TASK REQUIREMENTS
Exactly and only the lines from the first entry through the line with "import * as d3 from 'd3';" should be copied, both ends included, with no pictures.

RECORD SET

··········

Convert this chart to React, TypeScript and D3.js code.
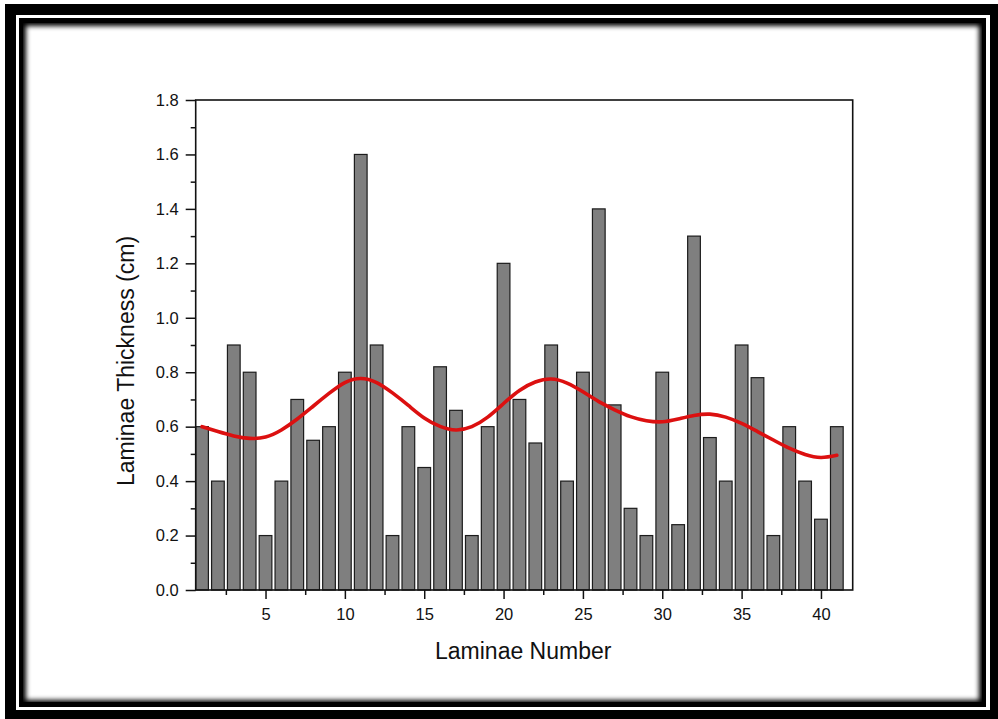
import { useEffect, useRef } from 'react';
import * as d3 from 'd3';

// laminae thickness (cm), laminae 1..41
const laminae = [
  1, 2, 3, 4, 5, 6, 7, 8, 9, 10, 11, 12, 13, 14, 15, 16, 17, 18, 19, 20, 21,
  22, 23, 24, 25, 26, 27, 28, 29, 30, 31, 32, 33, 34, 35, 36, 37, 38, 39, 40, 41,
];
const thickness = [
  0.6, 0.4, 0.9, 0.8, 0.2, 0.4, 0.7, 0.55, 0.6, 0.8, 1.6, 0.9, 0.2, 0.6, 0.45,
  0.82, 0.66, 0.2, 0.6, 1.2, 0.7, 0.54, 0.9, 0.4, 0.8, 1.4, 0.68, 0.3, 0.2, 0.8,
  0.24, 1.3, 0.56, 0.4, 0.9, 0.78, 0.2, 0.6, 0.4, 0.26, 0.6,
];
// smoothed trend
const trend = [
  0.6, 0.582, 0.566, 0.557, 0.562, 0.588, 0.628, 0.675, 0.722, 0.762, 0.777,
  0.762, 0.724, 0.678, 0.632, 0.601, 0.588, 0.6, 0.635, 0.685, 0.733, 0.764,
  0.775, 0.76, 0.728, 0.692, 0.662, 0.637, 0.622, 0.618, 0.628, 0.641, 0.646,
  0.635, 0.612, 0.582, 0.551, 0.521, 0.498, 0.487, 0.495,
];
const xMajor = [5, 10, 15, 20, 25, 30, 35, 40];
const xMinor = [2.5, 7.5, 12.5, 17.5, 22.5, 27.5, 32.5, 37.5];
const yMajor = [0, 0.2, 0.4, 0.6, 0.8, 1.0, 1.2, 1.4, 1.6, 1.8];
const yMinor = [0.1, 0.3, 0.5, 0.7, 0.9, 1.1, 1.3, 1.5, 1.7];

const App = () => {
  const ref = useRef<SVGSVGElement>(null);

  useEffect(() => {
    drawChart();
  }, []);

  const drawChart = () => {
    const width = 998;
    const height = 719;
    const plot = { left: 195.7, right: 852.7, top: 100, bottom: 590 };
    const font = "'Liberation Sans', Arial, sans-serif";

    const svg = d3.select(ref.current);
    svg.selectAll('*').remove();

    // frame with inner shadow
    const defs = svg.append('defs');
    defs.append('filter').attr('id', 'soft')
      .attr('x', '-5%').attr('y', '-5%').attr('width', '110%').attr('height', '110%')
      .append('feGaussianBlur').attr('stdDeviation', 2.6);
    defs.append('clipPath').attr('id', 'inner')
      .append('rect').attr('x', 23).attr('y', 23).attr('width', 959).attr('height', 679);

    svg.append('rect').attr('x', 0).attr('y', 0).attr('width', width).attr('height', height).attr('fill', '#fff');
    svg.append('rect').attr('x', 5).attr('y', 4).attr('width', 993).attr('height', 715).attr('fill', '#000');
    svg.append('rect').attr('x', 16).attr('y', 15).attr('width', 974).attr('height', 695).attr('fill', '#fff');
    svg.append('rect').attr('x', 19).attr('y', 18).attr('width', 967).attr('height', 689).attr('fill', '#000');
    svg.append('g').attr('clip-path', 'url(#inner)')
      .append('rect').attr('x', 26).attr('y', 26).attr('width', 953).attr('height', 674)
      .attr('fill', '#fff').attr('filter', 'url(#soft)');

    const x = d3.scaleLinear().domain([0.6, 42]).range([plot.left, plot.right]);
    const y = d3.scaleLinear().domain([0, 1.8]).range([plot.bottom, plot.top]);
    const barW = x(0.8) - x(0);

    // bars
    svg.append('g').selectAll('rect')
      .data(laminae)
      .enter().append('rect')
      .attr('x', (d) => x(d) - barW / 2)
      .attr('y', (d, i) => y(thickness[i]))
      .attr('width', barW)
      .attr('height', (d, i) => y(0) - y(thickness[i]))
      .attr('fill', '#7f7f7f')
      .attr('stroke', '#1c1c1c')
      .attr('stroke-width', 1.2);

    // trend line
    const line = d3.line<number>()
      .x((d) => x(d))
      .y((d, i) => y(trend[i]))
      .curve(d3.curveNatural);
    svg.append('path')
      .attr('d', line(laminae))
      .attr('fill', 'none')
      .attr('stroke', '#dc1010')
      .attr('stroke-width', 3.6)
      .attr('stroke-linecap', 'round');

    // frame of plot
    svg.append('rect')
      .attr('x', plot.left).attr('y', plot.top)
      .attr('width', plot.right - plot.left).attr('height', plot.bottom - plot.top)
      .attr('fill', 'none').attr('stroke', '#111').attr('stroke-width', 1.6);

    const axisX = svg.append('g').attr('transform', `translate(0,${plot.bottom})`)
      .call(d3.axisBottom(x).tickValues(xMajor).tickSize(9).tickFormat(d3.format('d')));
    axisX.append('g').call(d3.axisBottom(x).tickValues(xMinor).tickSize(5).tickFormat(() => ''));
    const axisY = svg.append('g').attr('transform', `translate(${plot.left},0)`)
      .call(d3.axisLeft(y).tickValues(yMajor).tickSize(10).tickFormat(d3.format('.1f')));
    axisY.append('g').call(d3.axisLeft(y).tickValues(yMinor).tickSize(5).tickFormat(() => ''));

    svg.selectAll('.domain').remove();
    svg.selectAll('.tick line').attr('stroke', '#111').attr('stroke-width', 1.5);
    svg.selectAll('.tick text').attr('font-family', font).attr('font-size', 16.5).attr('fill', '#111');
    axisX.selectAll('.tick text').attr('dy', '0.95em').attr('y', 14);
    axisY.selectAll('.tick text').attr('x', -17);

    svg.append('text')
      .attr('x', (plot.left + plot.right) / 2 - 1)
      .attr('y', 659)
      .attr('text-anchor', 'middle')
      .attr('font-family', font).attr('font-size', 23).attr('fill', '#111')
      .text('Laminae Number');
    svg.append('text')
      .attr('transform', 'translate(134,361) rotate(-90)')
      .attr('text-anchor', 'middle')
      .attr('font-family', font).attr('font-size', 23).attr('fill', '#111')
      .text('Laminae Thickness (cm)');
  };

  return (
    <svg
      ref={ref}
      width={998}
      height={719}
      style={{ position: 'absolute', left: 0, top: 0 }}
    ></svg>
  );
};

export default App;
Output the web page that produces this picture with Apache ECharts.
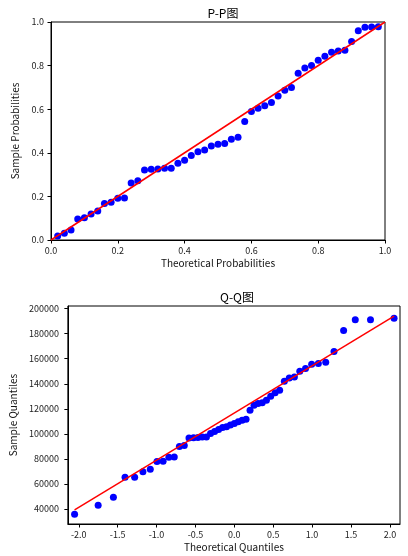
<!DOCTYPE html>
<html><head><meta charset="utf-8">
<script src="https://cdn.jsdelivr.net/npm/echarts@6.0.0/dist/echarts.min.js"></script>
<style>html,body{margin:0;padding:0;background:#fff}#c{width:408px;height:556px}</style>
</head><body><div id="c"></div>
<script>
// P-P plot data
const ppTheoretical = [0.02,0.04,0.06,0.08,0.10,0.12,0.14,0.16,0.18,0.20,0.22,0.24,0.26,0.28,0.30,0.32,0.34,0.36,0.38,0.40,0.42,0.44,0.46,0.48,0.50,0.52,0.54,0.56,0.58,0.60,0.62,0.64,0.66,0.68,0.70,0.72,0.74,0.76,0.78,0.80,0.82,0.84,0.86,0.88,0.90,0.92,0.94,0.96,0.98];
const ppSample = [0.018,0.031,0.046,0.096,0.102,0.119,0.133,0.168,0.173,0.191,0.193,0.261,0.272,0.321,0.324,0.326,0.329,0.329,0.352,0.366,0.388,0.405,0.413,0.431,0.439,0.443,0.462,0.471,0.544,0.589,0.604,0.616,0.631,0.661,0.687,0.700,0.765,0.789,0.801,0.824,0.843,0.861,0.867,0.870,0.911,0.960,0.976,0.977,0.978];
const ppTicks = [0.0,0.2,0.4,0.6,0.8,1.0];
const ppLineX = [0,1];
const ppLineY = [0,1];

// Q-Q plot data
const qqTheoretical = [-2.0537,-1.7507,-1.5548,-1.4051,-1.2816,-1.1750,-1.0803,-0.9945,-0.9154,-0.8416,-0.7722,-0.7063,-0.6433,-0.5828,-0.5244,-0.4677,-0.4125,-0.3585,-0.3055,-0.2533,-0.2019,-0.1510,-0.1004,-0.0502,0,0.0502,0.1004,0.1510,0.2019,0.2533,0.3055,0.3585,0.4125,0.4677,0.5244,0.5828,0.6433,0.7063,0.7722,0.8416,0.9154,0.9945,1.0803,1.1750,1.2816,1.4051,1.5548,1.7507,2.0537];
const qqSample = [35800,42950,49330,65270,65270,69740,71650,77870,78030,81210,81450,89980,90780,96600,96840,97000,97400,97400,100350,101780,103540,105000,105610,106970,108320,109600,110950,111750,118920,122910,124260,124740,126890,130080,132720,134870,142040,144670,145470,150010,152170,155600,156150,157190,165720,182460,191200,191200,192260];
const qqXTicks = [-2.0,-1.5,-1.0,-0.5,0.0,0.5,1.0,1.5,2.0];
const qqYTicks = [40000,60000,80000,100000,120000,140000,160000,180000,200000];
const qqLineX = [-2.0537,2.0537];
const qqLineY = [39200,194100];

const FONT = "'Noto Sans CJK SC', sans-serif";
const zip = (a, b) => a.map((v, i) => [v, b[i]]);

const chart = echarts.init(document.getElementById('c'), null, {renderer: 'canvas'});

function axisCommon(ticks, fmt, margin) {
  return {
    axisLine: {show: true, onZero: false, lineStyle: {color: '#000', width: 1}},
    axisTick: {show: true, inside: false, length: 3.5, lineStyle: {color: '#000', width: 1}, customValues: ticks},
    axisLabel: {show: true, color: '#222', fontFamily: FONT, fontSize: 9, margin: margin, formatter: fmt, customValues: ticks},
    splitLine: {show: false},
    nameTextStyle: {color: '#111', fontFamily: FONT, fontSize: 10},
    nameLocation: 'middle'
  };
}

const option = {
  backgroundColor: '#fff',
  animation: false,
  title: [
    {text: 'P-P图', left: 218, top: 2, textAlign: 'center', textStyle: {fontFamily: FONT, fontSize: 12, fontWeight: 'normal', color: '#000'}},
    {text: 'Q-Q图', left: 232, top: 286, textAlign: 'center', textStyle: {fontFamily: FONT, fontSize: 12, fontWeight: 'normal', color: '#000'}}
  ],
  grid: [
    {left: 51, top: 22, width: 334, height: 218, show: true, borderColor: '#000', borderWidth: 1, backgroundColor: 'transparent'},
    {left: 65, top: 306, width: 335, height: 218, show: true, borderColor: '#000', borderWidth: 1, backgroundColor: 'transparent'}
  ],
  xAxis: [
    Object.assign(axisCommon(ppTicks, v => v.toFixed(1), 6), {type: 'value', gridIndex: 0, min: 0, max: 1, name: 'Theoretical Probabilities', nameGap: 18}),
    Object.assign(axisCommon(qqXTicks, v => v.toFixed(1), 6), {type: 'value', gridIndex: 1, min: -2.14, max: 2.13, name: 'Theoretical Quantiles', nameGap: 18})
  ],
  yAxis: [
    Object.assign(axisCommon(ppTicks, v => v.toFixed(1), 7), {type: 'value', gridIndex: 0, min: 0, max: 1, name: 'Sample Probabilities', nameGap: 24, nameRotate: 90}),
    Object.assign(axisCommon(qqYTicks, v => String(v), 9), {type: 'value', gridIndex: 1, min: 28000, max: 202100, name: 'Sample Quantiles', nameGap: 37, nameRotate: 90})
  ],
  series: [
    {type: 'scatter', xAxisIndex: 0, yAxisIndex: 0, data: zip(ppTheoretical, ppSample), symbolSize: 7, itemStyle: {color: '#0000ff', opacity: 1}, z: 2},
    {type: 'line', xAxisIndex: 0, yAxisIndex: 0, data: zip(ppLineX, ppLineY), symbol: 'none', lineStyle: {color: '#ff0000', width: 1.5}, z: 3},
    {type: 'scatter', xAxisIndex: 1, yAxisIndex: 1, data: zip(qqTheoretical, qqSample), symbolSize: 7, itemStyle: {color: '#0000ff', opacity: 1}, z: 2},
    {type: 'line', xAxisIndex: 1, yAxisIndex: 1, data: zip(qqLineX, qqLineY), symbol: 'none', lineStyle: {color: '#ff0000', width: 1.5}, z: 3}
  ]
};
chart.setOption(option);
</script>
</body></html>
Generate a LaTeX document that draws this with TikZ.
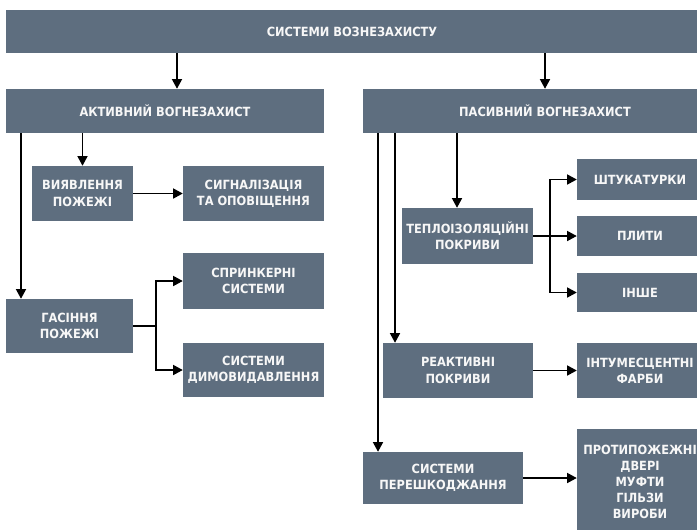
\documentclass[tikz,border=0pt]{standalone}
\usepackage{fontspec}
\newfontfamily\boxfont{DejaVu Sans Condensed}
\usepackage{tikz}
\usetikzlibrary{arrows.meta, positioning}

\definecolor{slate}{HTML}{5E6E7F}

\begin{document}
\begin{tikzpicture}[
  >={Triangle[length=2.9mm, width=3mm]},
  x=0.3mm, y=-0.3mm, % 1 unit = 1 px of the reference
  blk/.style={fill=slate, text=white!94!gray, align=center, inner sep=1pt,
    font=\boxfont\bfseries\fontsize{10.8}{13.8}\selectfont},
  sz/.style 2 args={minimum width=#1*0.3mm, minimum height=#2*0.3mm},
  arr/.style={->, line width=0.5mm, black}
]
  \useasboundingbox (0,0) rectangle (697,529);
  \clip (0,0) rectangle (697,529);

  % top level
  \node[blk, sz={692}{43}] (sys) at (352,31.5) {СИСТЕМИ ВОЗНЕЗАХИСТУ};
  \node[blk, sz={318}{44}] (akt) at (165,111) {АКТИВНИЙ ВОГНЕЗАХИСТ};
  \node[blk, sz={364}{44}] (pas) at (545,111) {ПАСИВНИЙ ВОГНЕЗАХИСТ};

  % active branch
  \node[blk, sz={101}{55}] (vyiav) at (82.5,193.5) {ВИЯВЛЕННЯ\\ПОЖЕЖІ};
  \node[blk, sz={141}{55}] (syhn)  at (253.5,193.5) {СИГНАЛІЗАЦІЯ\\ТА ОПОВІЩЕННЯ};
  \node[blk, sz={127}{54}] (hasin) at (69.5,326) {ГАСІННЯ\\ПОЖЕЖІ};
  \node[blk, sz={141}{56}] (sprynk) at (253.5,281) {СПРИНКЕРНІ\\СИСТЕМИ};
  \node[blk, sz={141}{54}] (dymo)  at (253.5,370) {СИСТЕМИ\\ДИМОВИДАВЛЕННЯ};

  % passive branch
  \node[blk, sz={131}{56}] (teplo) at (467.5,236) {ТЕПЛОІЗОЛЯЦІЙНІ\\ПОКРИВИ};
  \node[blk, sz={126}{41}] (shtuk) at (640,179.5) {ШТУКАТУРКИ};
  \node[blk, sz={126}{40}] (plyty) at (640,236) {ПЛИТИ};
  \node[blk, sz={126}{39}] (inshe) at (640,292.5) {ІНШЕ};
  \node[blk, sz={150}{55}] (reakt) at (458,370.5) {РЕАКТИВНІ\\ПОКРИВИ};
  \node[blk, sz={126}{55}] (intum) at (640,370.5) {ІНТУМЕСЦЕНТНІ\\ФАРБИ};
  \node[blk, sz={160}{52}] (pereshk) at (443,478) {СИСТЕМИ\\ПЕРЕШКОДЖАННЯ};
  \node[blk, sz={126}{106}] (protyp) at (640,482) {ПРОТИПОЖЕЖНІ\\ДВЕРІ\\МУФТИ\\ГІЛЬЗИ\\ВИРОБИ};

  % arrows from the top
  \draw[arr] (177,0 |- sys.south) -- (177,0 |- akt.north);
  \draw[arr] (sys.south -| pas.north) -- (pas.north);

  % active
  \draw[arr] (akt.south -| vyiav.north) -- (vyiav.north);
  \draw[arr] (21,0 |- akt.south) -- (21,0 |- hasin.north);
  \draw[arr] (vyiav.east) -- (syhn.west);
  \draw[arr] (hasin.east) -- (156,0 |- hasin.east) |- (sprynk.west);
  \draw[arr] (hasin.east) -- (156,0 |- hasin.east) |- (dymo.west);

  % passive
  \draw[arr] (378,0 |- pas.south) -- (378,0 |- pereshk.north);
  \draw[arr] (395,0 |- pas.south) -- (395,0 |- reakt.north);
  \draw[arr] (457,0 |- pas.south) -- (457,0 |- teplo.north);
  \foreach \t in {shtuk, plyty, inshe}
    \draw[arr] (teplo.east) -- (550,0 |- teplo.east) |- (\t.west);
  \draw[arr] (reakt.east) -- (intum.west);
  \draw[arr] (pereshk.east) -- (pereshk.east -| protyp.west);
\end{tikzpicture}
\end{document}
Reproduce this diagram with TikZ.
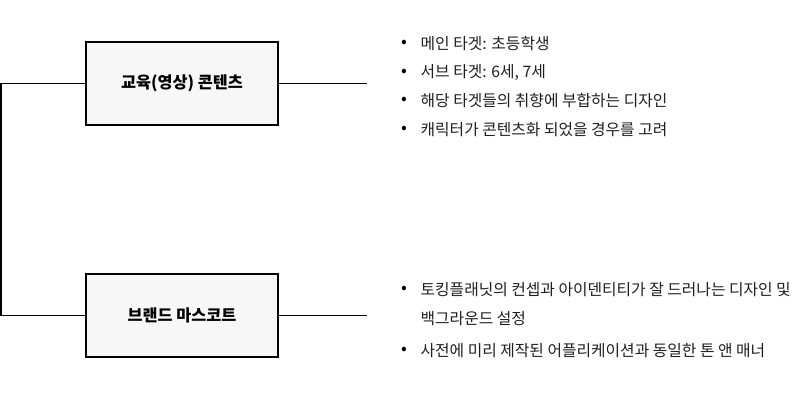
\documentclass[tikz,border=0pt]{standalone}
\usepackage{fontspec}
\setmainfont{Noto Sans CJK KR}
\usetikzlibrary{positioning}

\begin{document}
\begin{tikzpicture}[x=1pt, y=-1pt,
		topic/.style={
			draw,
			rectangle,
			fill=black!3,
			minimum width=192pt,
			minimum height=83pt,
			font=\fontsize{16.3}{18}\selectfont\bfseries
		},
		dot/.style={font=\fontsize{17}{18}\selectfont, inner sep=0},
		item/.style={anchor=west, font=\fontsize{15.8}{18}\selectfont, inner sep=0, text=black!88},
		line width=1.3pt]
		\useasboundingbox (0,0) rectangle (802,402);
		
		\node[topic] (edu) at (182,83.5) {교육(영상) 콘텐츠};
		\node[topic] (mascot) at (182,315.5) {브랜드 마스코트};
		
		\coordinate (eduend) at (367,83.5);
		\coordinate (mascotend) at (367,315.5);
		\coordinate (corner1) at (1,83.5);
		\coordinate (corner2) at (1,315.5);
		
		\draw (edu.east) -- (eduend);
		\draw (mascot.east) -- (mascotend);
		\draw (edu.west) -- (corner1) -- (corner2) -- (mascot.west);	% left bracket
		
		% first group
		\foreach \y/\txt [count=\i] in {44/메인 타겟: 초등학생, 72.5/{서브 타겟: 6세, 7세}, 101/해당 타겟들의 취향에 부합하는 디자인, 129.5/캐릭터가 콘텐츠화 되었을 경우를 고려}{
			\node[dot] (dotA\i) at (404,\y) {•};
			\node[item] (itemA\i) at (420,\y) {\txt};
		}
		
		% second group
		\node[dot] (dotB1) at (404,290) {•};
		\node[item] (itemB1) at (420,290) {토킹플래닛의 컨셉과 아이덴티티가 잘 드러나는 디자인 및};
		\node[item] (itemB2) at (420,319) {백그라운드 설정};
		\node[dot] (dotB3) at (404,351) {•};
		\node[item] (itemB3) at (420,351) {사전에 미리 제작된 어플리케이션과 동일한 톤 앤 매너};
	\end{tikzpicture}
\end{document}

··········

WRITTEN ANSWER
Convert this chart to React, TypeScript and D3.js code.
import { useEffect, useRef } from 'react';
import * as d3 from 'd3';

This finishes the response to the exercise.